Of course, Lisbeth is not only scary looking; she’s scary smart. Like the Medea of cyber retribution, she can get at someone’s bank accounts, police records, or personal information as easily as a normal web browser checks their e-mail. (Hell hath no fury like Lisbeth on her Mac Book!) An orphan and ward of the state, with a long history of sexual and mental abuse, Lisbeth, early in the film, makes an example out of a portly caseworker that should have kept his hands to himself. “What they say about me is correct. I am psychotic,” she says, gleaning over him with a demon’s eyes smeared with mascara. At least, that’s what she wants people to believe. It protects her—like the helmet she throws over her messy spiked hairdo when she rides off on her motorcycle like a bat out of hell—and keeps anyone from getting too close.
The dramatic thrust of the film, however, involves Lisbeth partnering up with an investigative reporter named Mikael Blomkvist (Daniel Craig), who finds himself on a remote Swedish island, hired to solve the 40-year-old mystery of an aristocratic family’s missing member, a young girl named Harriet. At 155 minutes, editors Kirk Baxter and Angus Wall pace the film magnificently; it never gets dull for a moment. Much of the runtime crosscuts between Blomkvist’s methodical investigation, while hauled up in a guesthouse in the wintry Swedish countryside, and Lisbeth’s troubled life back in Stockholm. Soon the two team up. Since she was the one who did the initial background check on Blomkvist for his employers, he recruits her once his deduction finds a possible link between Harriet’s disappearance and a long uncaught, religiously driven serial killer of women. It fans her vengeful flames, so Lisbeth hops on board.

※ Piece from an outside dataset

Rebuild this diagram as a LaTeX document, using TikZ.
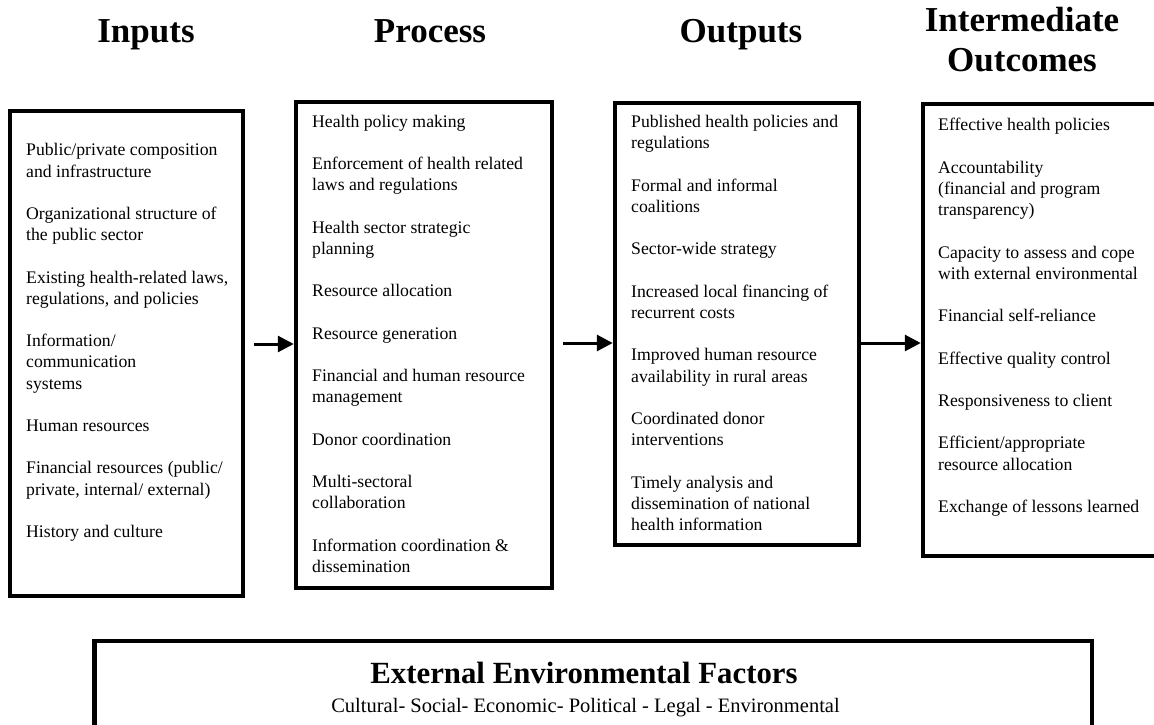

As with his last serial killer endeavor, Zodiac (a lower-profile film that I believe may turn out to be his masterpiece), Fincher’s Dragon Tattoo is hyper meticulous. It zeroes in on the finest details and oddest particulars of an investigation marked by old school obsessive intensity and 21st century technological know-how. Fincher takes Larson’s formulaic mystery and gives it the energy, focus and style of cinematic web browsing. From photographs, news clippings, police reports, and online databases, Blomkvist and Lisbeth are able to fit the pieces together and make discoveries that no one could make in 40 years. On a desolate and ghostly island teeming with red harings, the two know that the killer is in their midst; he’s both a mouse click away and rapping ominously at the door.
In its cinema-on-Ritalin kind of way, the film suggests that today’s hackers who will be tomorrow’s problem solvers. And precisely because Lisbeth is an outcast—more comfortable in front of her computer than with people—she can thrive in a world with a growing disharmony between tech-kids and the rest of humanity. She’s ahead of the societal curve. In a thematic link to Fincher’s last piece, The Social Network, Dragon Tattoo is about a world that’s more connected than ever before, but, ironically, haunted by the impersonal chill that ersatz connection has left in its wake. The movie’s last and most poignant implication is that perhaps Lisbeth Salander was looking for a way to connect person-to-person all along. Maybe her appearance was a façade covering her emotional battle wounds. Fincher once said that he was interested in “movies that scar”. His latest great film takes us to the edge of healing those scars, before trashing the sentiment and riding off alone—like a Fordian hero—into the snowy Scandinavian night.